BenTheGoodAg said:
NRD09 said:
Ben here's a scenario i typed out for my dad the other day that shows how powerful a tool options can be in growing your portfolio (and how they can be used with very little risk):
Msft got hammered on 12/15, i sold 220 strike cash covered puts expiring 12/18 for 7.25 each. Got assigned shares leaving me with a cost basis of 212.75. On 12/22 i sold 225 calls expiring 12/24 for 1.02 lowering my basis to 211.73. They expired worthless so tuesday i sold 225 strike calls expiring thursday for 2.05, leaving me with a basis of 209.68. Those expired worthless yesterday so i could either sell the shares at current after hours price of 222.5 for a return of 6.1% in 2 weeks (!) but what I'm going to do is sell weekly 225 calls again, further lowering my basis and increasing eventual returns.
Full disclosure, I don't fully understand some of the mechanics and language used in your post, other than a basic understand of how calls and puts work. I do understand how they can be used to cover risk, but I get a little lost in the language, and what opportunities are really available at what times.
Buying stock is going Long the company.
Selling stock is going Short the company.
Buying a call is buying the right to purchase stock long at the noted price, strike price, if the stock is trading at or above that price at the date the option expires.
Buying a put is buying the right to sell stock short at the notes price, strike price, if the stock is trading at or below that price at the date the option expires.

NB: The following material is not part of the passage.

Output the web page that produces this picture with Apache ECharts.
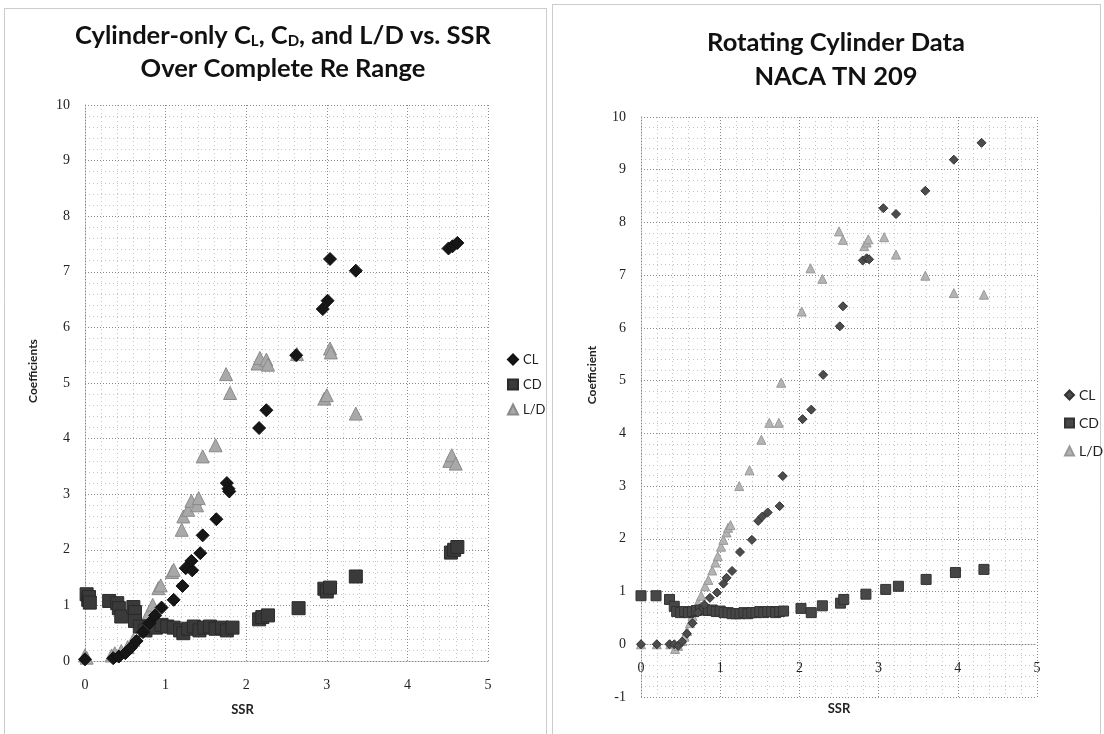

Selling a call is selling the obligation to sell stock short at the noted price, strike price, if the stock is trading at or above that price at the date the option expires.
Selling a put is selling the obligation to purchase stock long at the noted price, strike price, if the stock is trading at or below that price at the date the option expires.
What terminology is confusing? Do you need an example? I have time and am willing to help.